ABHUTCHISON, Sierra Sun

Prosser Creek Charter School will begin implementing a new philosophy into its curriculum next year – a philosophy aimed at helping students to be global citizens.

The school will include the International Baccalaureate (IB) program in its curricula for all grades in the fall, and students will be encouraged to recognize relationships between school subjects and the world outside school by combining knowledge, experience and critical observation.

The International Baccalaureate Organization is a Switzerland-based nonprofit educational foundation organized by international educators more than 30 years ago. These educators had a vision that a shared academic experience emphasizing critical thinking and exposure to many different viewpoints would foster tolerance and inter-cultural understanding among young people.



“I think one of the greatest strengths is it demands a higher level of thinking,” said Prosser Creek Head of School Jayna Gaskell. “It’s getting students involved in the universe.”

There will be a Primary Years Program, designed for students between the ages 3 and 12 that focuses on the total growth of the developing child.



A Middle Years Program is designed for students between the ages 11 and 16 and provides a framework of academic challenge and life skills in line with that stage of adolescence.

The Diploma Program is designed for 11th and 12th graders as a rigorous pre-university studies program, in which students can fulfill requirements for different national education systems.

Students in the diploma program can get certificates for completing IB classes after taking examinations, as well as graduate with an IB diploma.

IB courses are similar in nature to Advanced Placement courses, which can be used as college credits at most universities.

An official IB Diploma would first be available to PCCS Class of 2003, as the program is implemented, reviewed and accredited.

“An IB Diploma weighs very strongly with universities,” Gaskell said. “It’s significantly more substantial than your regular high school diploma.”

Approximately 1,000 schools participate in the the IB program in 100 countries around the world.

The charter school is applying to the state for funding for training and materials to get the program up and running, Gaskell said.

Gail Alderson, a principal with PCCS who is helping write the grant for state funding for the program, visited two schools with accredited IB programs in California earlier this year.

One school was a charter school in inner city San Jose, the other was in an upper/middle class neighborhood public school in Scotts Valley.

She was extremely impressed with both programs.

“What I really liked about it was that most students could tell you themselves how it made their education meaningful for them,” Alderson said. “It wasn’t just the teachers talking about the program.
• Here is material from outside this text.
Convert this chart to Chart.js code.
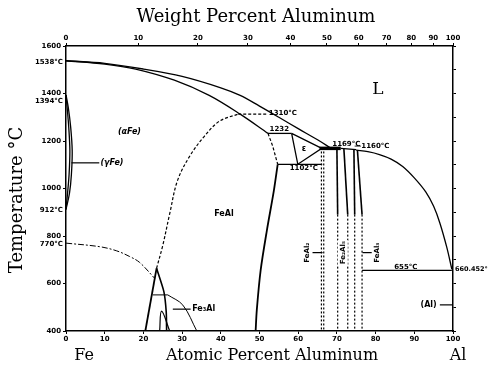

The students had a deeper level in thinking about things and were able to look at them from different view points.”

In the IB program at all levels, five areas of interaction are embedded with in and across the different subjects offered, which include: health and social education, community services, environment, approaches to learning and Homo Faber, which means “man the maker.”

“It’s really not a curriculum, it’s a philosophy based on what makes a global citizen,” Alderson said. “It’s about what qualities make a global citizen.”

Prosser Creek will be addressing the new program at its upcoming general meetings, open to the community.

A meeting will be held in Truckee today, May 11 at 5:30 in the Truckee-Donner Public Utility District board room.